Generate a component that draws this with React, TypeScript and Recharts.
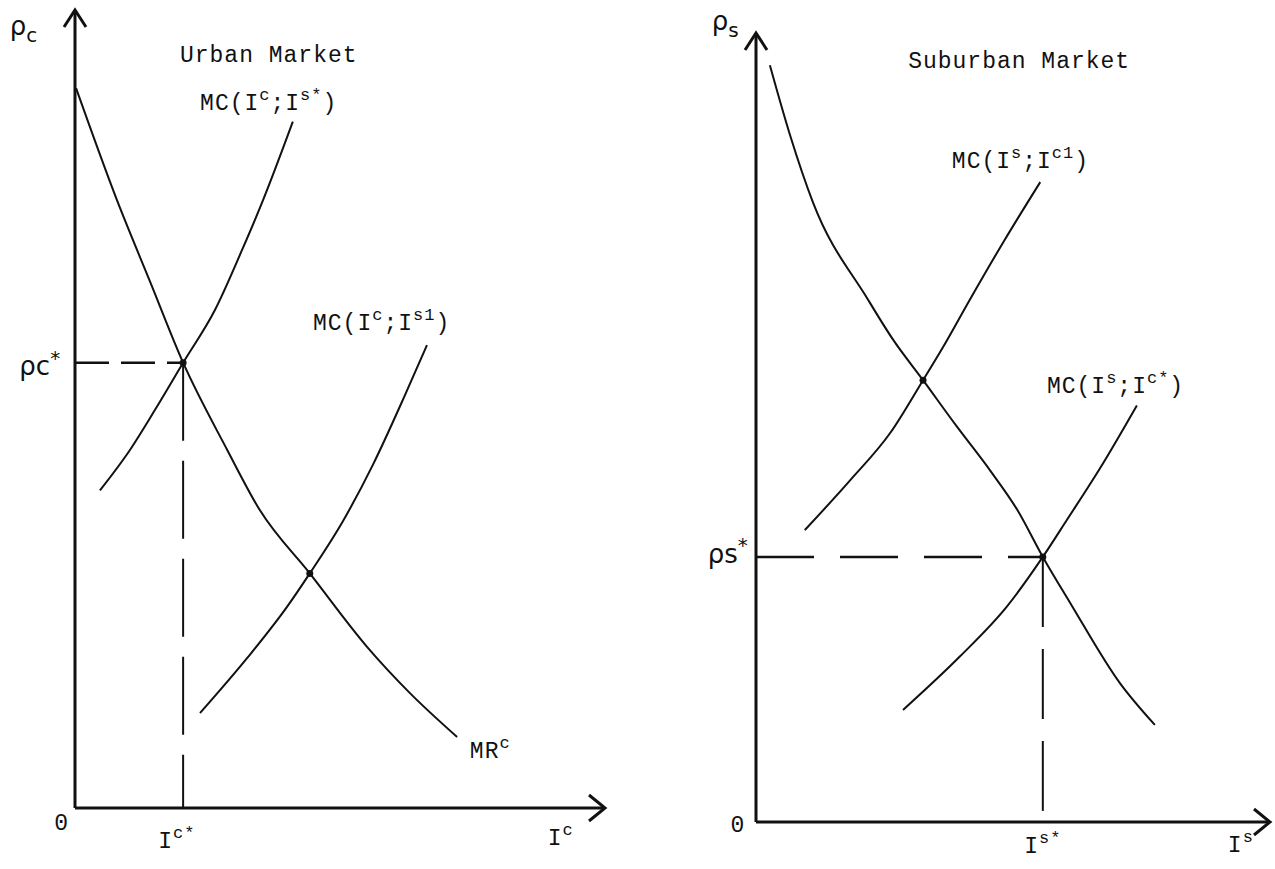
import React from "react";
import { LineChart, Line, XAxis, YAxis, ReferenceLine, ReferenceDot } from "recharts";

type Pt = { x: number; y: number };

// Urban market (left panel), x = I^c, y = rho_c, both on a 0..100 scale
const urbanMR: Pt[] = [
  { x: 0.2, y: 90.2 }, { x: 7.9, y: 76.2 }, { x: 14.2, y: 65.9 }, { x: 20.4, y: 55.8 },
  { x: 28.7, y: 44.9 }, { x: 34.9, y: 37.3 }, { x: 44.3, y: 29.4 }, { x: 55.1, y: 20.2 },
  { x: 63.2, y: 14.4 }, { x: 72.1, y: 8.9 },
];
const urbanMCStar: Pt[] = [
  { x: 4.7, y: 39.8 }, { x: 10.4, y: 44.9 }, { x: 15.1, y: 49.9 }, { x: 20.4, y: 55.8 },
  { x: 26.4, y: 62.4 }, { x: 31.5, y: 69.9 }, { x: 35.5, y: 76.2 }, { x: 41.1, y: 86.0 },
];
const urbanMC1: Pt[] = [
  { x: 23.6, y: 11.9 }, { x: 32.5, y: 18.8 }, { x: 40.0, y: 25.2 }, { x: 44.3, y: 29.4 },
  { x: 50.6, y: 36.0 }, { x: 56.2, y: 43.0 }, { x: 62.3, y: 51.8 }, { x: 66.4, y: 58.0 },
];
const urbanEq: Pt = { x: 20.4, y: 55.8 };
const urbanDots: Pt[] = [{ x: 20.4, y: 55.8 }, { x: 44.3, y: 29.4 }];

// Suburban market (right panel), x = I^s, y = rho_s
const suburbMR: Pt[] = [
  { x: 2.7, y: 95.9 }, { x: 6.6, y: 87.1 }, { x: 11.1, y: 78.5 }, { x: 21.8, y: 66.2 },
  { x: 26.7, y: 61.1 }, { x: 32.5, y: 56.0 }, { x: 39.1, y: 50.1 }, { x: 45.5, y: 44.6 },
  { x: 50.8, y: 39.6 }, { x: 55.8, y: 33.6 }, { x: 61.1, y: 27.8 }, { x: 70.8, y: 17.6 },
  { x: 77.6, y: 12.3 },
];
const suburbMC1: Pt[] = [
  { x: 9.5, y: 37.0 }, { x: 18.3, y: 43.3 }, { x: 26.1, y: 49.3 }, { x: 32.5, y: 56.0 },
  { x: 36.4, y: 60.2 }, { x: 41.6, y: 66.2 }, { x: 48.4, y: 73.8 }, { x: 55.3, y: 81.1 },
];
const suburbMCStar: Pt[] = [
  { x: 28.6, y: 14.2 }, { x: 39.7, y: 21.0 }, { x: 48.8, y: 27.3 }, { x: 55.8, y: 33.6 },
  { x: 60.5, y: 38.3 }, { x: 66.9, y: 44.8 }, { x: 74.1, y: 52.8 },
];
const suburbEq: Pt = { x: 55.8, y: 33.6 };
const suburbDots: Pt[] = [{ x: 32.5, y: 56.0 }, { x: 55.8, y: 33.6 }];

type Part = { t: string; pos?: "sup" | "sub" };
interface Note {
  x: number;
  y: number;
  anchor?: "start" | "middle" | "end";
  sans?: boolean;
  parts: Part[];
}

const urbanNotes: Note[] = [
  { x: -12.3, y: 96.9, sans: true, parts: [{ t: "ρ" }, { t: "c", pos: "sub" }] },
  { x: 19.8, y: 93.5, parts: [{ t: "Urban Market" }] },
  { x: 23.6, y: 87.5, parts: [{ t: "MC(I" }, { t: "c", pos: "sup" }, { t: ";I" }, { t: "s*", pos: "sup" }, { t: ")" }] },
  { x: 44.9, y: 59.9, parts: [{ t: "MC(I" }, { t: "c", pos: "sup" }, { t: ";I" }, { t: "s1", pos: "sup" }, { t: ")" }] },
  { x: 74.5, y: 6.3, parts: [{ t: "MR" }, { t: "c", pos: "sup" }] },
  { x: -2.8, y: 54.2, anchor: "end", sans: true, parts: [{ t: "ρc" }, { t: "*", pos: "sup" }] },
  { x: -2.5, y: -2.8, anchor: "middle", parts: [{ t: "0" }] },
  { x: 19.2, y: -5.0, anchor: "middle", parts: [{ t: "I" }, { t: "c*", pos: "sup" }] },
  { x: 89.2, y: -4.6, parts: [{ t: "I" }, { t: "c", pos: "sup" }] },
];

const suburbNotes: Note[] = [
  { x: -8.6, y: 100.4, sans: true, parts: [{ t: "ρ" }, { t: "s", pos: "sub" }] },
  { x: 29.6, y: 95.6, parts: [{ t: "Suburban Market" }] },
  { x: 38.1, y: 82.9, parts: [{ t: "MC(I" }, { t: "s", pos: "sup" }, { t: ";I" }, { t: "c1", pos: "sup" }, { t: ")" }] },
  { x: 56.6, y: 54.4, parts: [{ t: "MC(I" }, { t: "s", pos: "sup" }, { t: ";I" }, { t: "c*", pos: "sup" }, { t: ")" }] },
  { x: -1.6, y: 32.8, anchor: "end", sans: true, parts: [{ t: "ρs" }, { t: "*", pos: "sup" }] },
  { x: -3.5, y: -1.3, anchor: "middle", parts: [{ t: "0" }] },
  { x: 55.8, y: -3.9, anchor: "middle", parts: [{ t: "I" }, { t: "s*", pos: "sup" }] },
  { x: 91.8, y: -3.8, parts: [{ t: "I" }, { t: "s", pos: "sup" }] },
];

const MONO = "'Liberation Mono', 'DejaVu Sans Mono', monospace";
const SANS = "'DejaVu Sans', sans-serif";
const INK = "#111";

function NoteText({ cx, cy, note }: { cx: number; cy: number; note: Note }) {
  const size = note.sans ? 26 : 23;
  const small = Math.round(size * 0.75);
  let shift = 0;
  const spans = note.parts.map((p, i) => {
    const target = p.pos === "sup" ? -size * 0.42 : p.pos === "sub" ? size * 0.28 : 0;
    const dy = target - shift;
    shift = target;
    return (
      <tspan key={i} dy={dy} fontSize={p.pos ? small : size}>
        {p.t}
      </tspan>
    );
  });
  return (
    <text
      x={cx}
      y={cy}
      textAnchor={note.anchor ?? "start"}
      fontFamily={note.sans ? SANS : MONO}
      fill={INK}
      letterSpacing={note.sans ? 0 : 1}
    >
      {spans}
    </text>
  );
}

const arrowRight = (p: any) => (
  <path d={`M${p.cx - 16},${p.cy - 13} L${p.cx},${p.cy} L${p.cx - 16},${p.cy + 13}`} fill="none" stroke={INK} strokeWidth={3} />
);
const arrowUp = (p: any) => (
  <path d={`M${p.cx - 11},${p.cy + 17} L${p.cx},${p.cy} L${p.cx + 11},${p.cy + 17}`} fill="none" stroke={INK} strokeWidth={3} />
);

interface PanelProps {
  left: number;
  width: number;
  margin: { top: number; right: number; bottom: number; left: number };
  curves: Pt[][];
  eq: Pt;
  dots: Pt[];
  notes: Note[];
  hDash: string;
  vDash: string;
}

function Panel({ left, width, margin, curves, eq, dots, notes, hDash, vDash }: PanelProps) {
  return (
    <div style={{ position: "absolute", left, top: 0 }}>
      <LineChart width={width} height={869} margin={margin}>
        <XAxis type="number" dataKey="x" domain={[0, 100]} allowDataOverflow hide />
        <YAxis type="number" dataKey="y" domain={[0, 100]} allowDataOverflow hide />
        {/* axes as plain segments so they end at the arrow tips */}
        <ReferenceLine segment={[{ x: 0, y: 0 }, { x: 100, y: 0 }]} stroke={INK} strokeWidth={3} ifOverflow="visible" />
        <ReferenceLine segment={[{ x: 0, y: 0 }, { x: 0, y: 100 }]} stroke={INK} strokeWidth={3} ifOverflow="visible" />
        <ReferenceLine segment={[{ x: 0, y: eq.y }, { x: eq.x, y: eq.y }]} stroke={INK}
          strokeWidth={2.5} strokeDasharray={hDash} ifOverflow="visible" />
        <ReferenceLine segment={[{ x: eq.x, y: eq.y }, { x: eq.x, y: 0 }]} stroke={INK}
          strokeWidth={2} strokeDasharray={vDash} ifOverflow="visible" />
        {curves.map((c, i) => (
          <Line key={i} data={c} dataKey="y" type="monotone" stroke={INK} strokeWidth={2}
            dot={false} activeDot={false} isAnimationActive={false} />
        ))}
        {dots.map((d, i) => (
          <ReferenceDot key={"d" + i} x={d.x} y={d.y} r={3.5} fill={INK} stroke="none" ifOverflow="visible" />
        ))}
        <ReferenceDot x={100} y={0} ifOverflow="visible" shape={arrowRight} />
        <ReferenceDot x={0} y={100} ifOverflow="visible" shape={arrowUp} />
        {notes.map((n, i) => (
          <ReferenceDot key={"n" + i} x={n.x} y={n.y} ifOverflow="visible"
            shape={(p: any) => <NoteText cx={p.cx} cy={p.cy} note={n} />} />
        ))}
      </LineChart>
    </div>
  );
}

export default function App() {
  return (
    <div style={{ position: "absolute", left: 0, top: 0, width: 1275, height: 869, background: "#fff" }}>
      <Panel
        left={0}
        width={640}
        margin={{ top: 10, right: 35, bottom: 61, left: 75 }}
        curves={[urbanMR, urbanMCStar, urbanMC1]}
        eq={urbanEq}
        dots={urbanDots}
        notes={urbanNotes}
        hDash="34 12"
        vDash="78 20"
      />
      <Panel
        left={640}
        width={635}
        margin={{ top: 33, right: 5, bottom: 47, left: 116 }}
        curves={[suburbMR, suburbMC1, suburbMCStar]}
        eq={suburbEq}
        dots={suburbDots}
        notes={suburbNotes}
        hDash="58 26"
        vDash="70 22"
      />
    </div>
  );
}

To be done: Quote, exactly and only, the lines from the first line of the data above through the line containing "number; y: number". The pictures do not belong in it.

Answer to this task:
Generate a component that draws this with React, TypeScript and Recharts.
import React from "react";
import { LineChart, Line, XAxis, YAxis, ReferenceLine, ReferenceDot } from "recharts";

type Pt = { x: number; y: number };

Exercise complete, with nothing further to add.